- EXERCISE DETAILS: Give the data again exactly as written, skipping any pictures.

- GIVEN DATA:
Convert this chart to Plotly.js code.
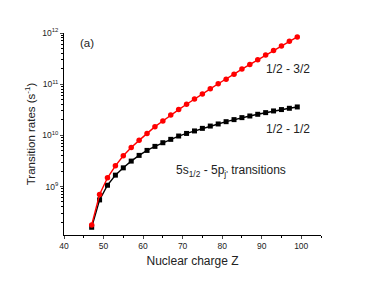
<!DOCTYPE html>
<html><head><meta charset="utf-8">
<script src="https://cdn.plot.ly/plotly-3.0.1.min.js"></script>
<style>html,body{margin:0;padding:0;background:#fff}</style>
</head><body><div id="g" style="width:374px;height:286px"></div>
<script>
const Z = [47,49,51,53,55,57,59,61,63,65,67,69,71,73,75,77,79,81,83,85,87,89,91,93,95,97,99];
const rate32 = [1.77e8,6.97e8,1.48e9,2.54e9,3.99e9,5.8e9,7.98e9,1.09e10,1.48e10,1.91e10,2.5e10,3.19e10,4.05e10,5.16e10,6.46e10,8.1e10,1.02e11,1.25e11,1.57e11,1.97e11,2.43e11,3.0e11,3.7e11,4.57e11,5.56e11,6.87e11,8.36e11];
const rate12 = [1.6e8,5.48e8,1.06e9,1.67e9,2.32e9,3.14e9,4.06e9,5.08e9,6.09e9,7.18e9,8.35e9,9.7e9,1.09e10,1.22e10,1.37e10,1.52e10,1.67e10,1.85e10,2.03e10,2.22e10,2.39e10,2.58e10,2.78e10,3.0e10,3.19e10,3.38e10,3.59e10];
const yTickVals = [1e9,1e10,1e11,1e12];
const yTickText = ['10<sup>9</sup>','10<sup>10</sup>','10<sup>11</sup>','10<sup>12</sup>'];
const xTickVals = [40,50,60,70,80,90,100];
const F = 'Liberation Sans, Arial, sans-serif';
const traces = [
 {x:Z,y:rate12,mode:'lines+markers',line:{color:'#000',width:1.4},marker:{symbol:'square',size:5,color:'#000'},name:'1/2 - 1/2'},
 {x:Z,y:rate32,mode:'lines+markers',line:{color:'#ff0000',width:1.4},marker:{symbol:'circle',size:5.5,color:'#ff0000'},name:'1/2 - 3/2'}
];
function ann(px,py,text,size){
 return {xref:'paper',yref:'paper',x:(px-64)/257,y:(235-py)/202,xanchor:'center',yanchor:'middle',text:text,showarrow:false,font:{size:size,family:F,color:'#222'}};
}
const layout = {
 width:374,height:286,showlegend:false,
 paper_bgcolor:'#fff',plot_bgcolor:'#fff',
 margin:{l:64,r:53,t:33,b:51},
 font:{family:F,color:'#222'},
 xaxis:{range:[40,105],tickvals:xTickVals,ticks:'outside',ticklen:3,tickwidth:1,showline:true,linecolor:'#000',linewidth:1,
  showgrid:false,zeroline:false,tickfont:{size:8.5,family:F,color:'#222'},
  minor:{tickvals:[45,55,65,75,85,95,105],ticks:'outside',ticklen:2,tickcolor:'#000'},
  title:{text:'Nuclear charge Z',font:{size:12,family:F,color:'#222'},standoff:6}},
 yaxis:{type:'log',range:[8.053,12.0],tickvals:yTickVals,ticktext:yTickText,ticks:'outside',ticklen:3,tickwidth:1,
  showline:true,linecolor:'#000',linewidth:1,showgrid:false,zeroline:false,tickfont:{size:8.5,family:F,color:'#222'},
  minor:{tickvals:[2e8,3e8,4e8,5e8,6e8,7e8,8e8,9e8,2e9,3e9,4e9,5e9,6e9,7e9,8e9,9e9,2e10,3e10,4e10,5e10,6e10,7e10,8e10,9e10,2e11,3e11,4e11,5e11,6e11,7e11,8e11,9e11],ticks:'outside',ticklen:2,tickcolor:'#000'},
  title:{text:'Transition rates (s<sup>-1</sup>)',font:{size:11.5,family:F,color:'#222'},standoff:4}},
 annotations:[
  ann(87,43,'(a)',11.5),
  ann(288,69,'1/2 - 3/2',12),
  ann(288,129,'1/2 - 1/2',12),
  ann(231,171,"5s<sub>1/2</sub> - 5p<sub>j'</sub> transitions",12)
 ]
};
Plotly.newPlot('g',traces,layout,{staticPlot:true,displayModeBar:false});
</script></body></html>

- OUTPUT:
Convert this chart to Plotly.js code.
<!DOCTYPE html>
<html><head><meta charset="utf-8">
<script src="https://cdn.plot.ly/plotly-3.0.1.min.js"></script>
<style>html,body{margin:0;padding:0;background:#fff}</style>
</head><body><div id="g" style="width:374px;height:286px"></div>
<script>
const Z = [47,49,51,53,55,57,59,61,63,65,67,69,71,73,75,77,79,81,83,85,87,89,91,93,95,97,99];
const rate32 = [1.77e8,6.97e8,1.48e9,2.54e9,3.99e9,5.8e9,7.98e9,1.09e10,1.48e10,1.91e10,2.5e10,3.19e10,4.05e10,5.16e10,6.46e10,8.1e10,1.02e11,1.25e11,1.57e11,1.97e11,2.43e11,3.0e11,3.7e11,4.57e11,5.56e11,6.87e11,8.36e11];
const rate12 = [1.6e8,5.48e8,1.06e9,1.67e9,2.32e9,3.14e9,4.06e9,5.08e9,6.09e9,7.18e9,8.35e9,9.7e9,1.09e10,1.22e10,1.37e10,1.52e10,1.67e10,1.85e10,2.03e10,2.22e10,2.39e10,2.58e10,2.78e10,3.0e10,3.19e10,3.38e10,3.59e10];
const yTickVals = [1e9,1e10,1e11,1e12];
const yTickText = ['10<sup>9</sup>','10<sup>10</sup>','10<sup>11</sup>','10<sup>12</sup>'];
const xTickVals = [40,50,60,70,80,90,100];
const F = 'Liberation Sans, Arial, sans-serif';
const traces = [
 {x:Z,y:rate12,mode:'lines+markers',line:{color:'#000',width:1.4},marker:{symbol:'square',size:5,color:'#000'},name:'1/2 - 1/2'},
 {x:Z,y:rate32,mode:'lines+markers',line:{color:'#ff0000',width:1.4},marker:{symbol:'circle',size:5.5,color:'#ff0000'},name:'1/2 - 3/2'}
];
function ann(px,py,text,size){
 return {xref:'paper',yref:'paper',x:(px-64)/257,y:(235-py)/202,xanchor:'center',yanchor:'middle',text:text,showarrow:false,font:{size:size,family:F,color:'#222'}};
}
const layout = {
 width:374,height:286,showlegend:false,
 paper_bgcolor:'#fff',plot_bgcolor:'#fff',
 margin:{l:64,r:53,t:33,b:51},
 font:{family:F,color:'#222'},
 xaxis:{range:[40,105],tickvals:xTickVals,ticks:'outside',ticklen:3,tickwidth:1,showline:true,linecolor:'#000',linewidth:1,
  showgrid:false,zeroline:false,tickfont:{size:8.5,family:F,color:'#222'},
  minor:{tickvals:[45,55,65,75,85,95,105],ticks:'outside',ticklen:2,tickcolor:'#000'},
  title:{text:'Nuclear charge Z',font:{size:12,family:F,color:'#222'},standoff:6}},
 yaxis:{type:'log',range:[8.053,12.0],tickvals:yTickVals,ticktext:yTickText,ticks:'outside',ticklen:3,tickwidth:1,
  showline:true,linecolor:'#000',linewidth:1,showgrid:false,zeroline:false,tickfont:{size:8.5,family:F,color:'#222'},
  minor:{tickvals:[2e8,3e8,4e8,5e8,6e8,7e8,8e8,9e8,2e9,3e9,4e9,5e9,6e9,7e9,8e9,9e9,2e10,3e10,4e10,5e10,6e10,7e10,8e10,9e10,2e11,3e11,4e11,5e11,6e11,7e11,8e11,9e11],ticks:'outside',ticklen:2,tickcolor:'#000'},
  title:{text:'Transition rates (s<sup>-1</sup>)',font:{size:11.5,family:F,color:'#222'},standoff:4}},
 annotations:[
  ann(87,43,'(a)',11.5),
  ann(288,69,'1/2 - 3/2',12),
  ann(288,129,'1/2 - 1/2',12),
  ann(231,171,"5s<sub>1/2</sub> - 5p<sub>j'</sub> transitions",12)
 ]
};
Plotly.newPlot('g',traces,layout,{staticPlot:true,displayModeBar:false});
</script></body></html>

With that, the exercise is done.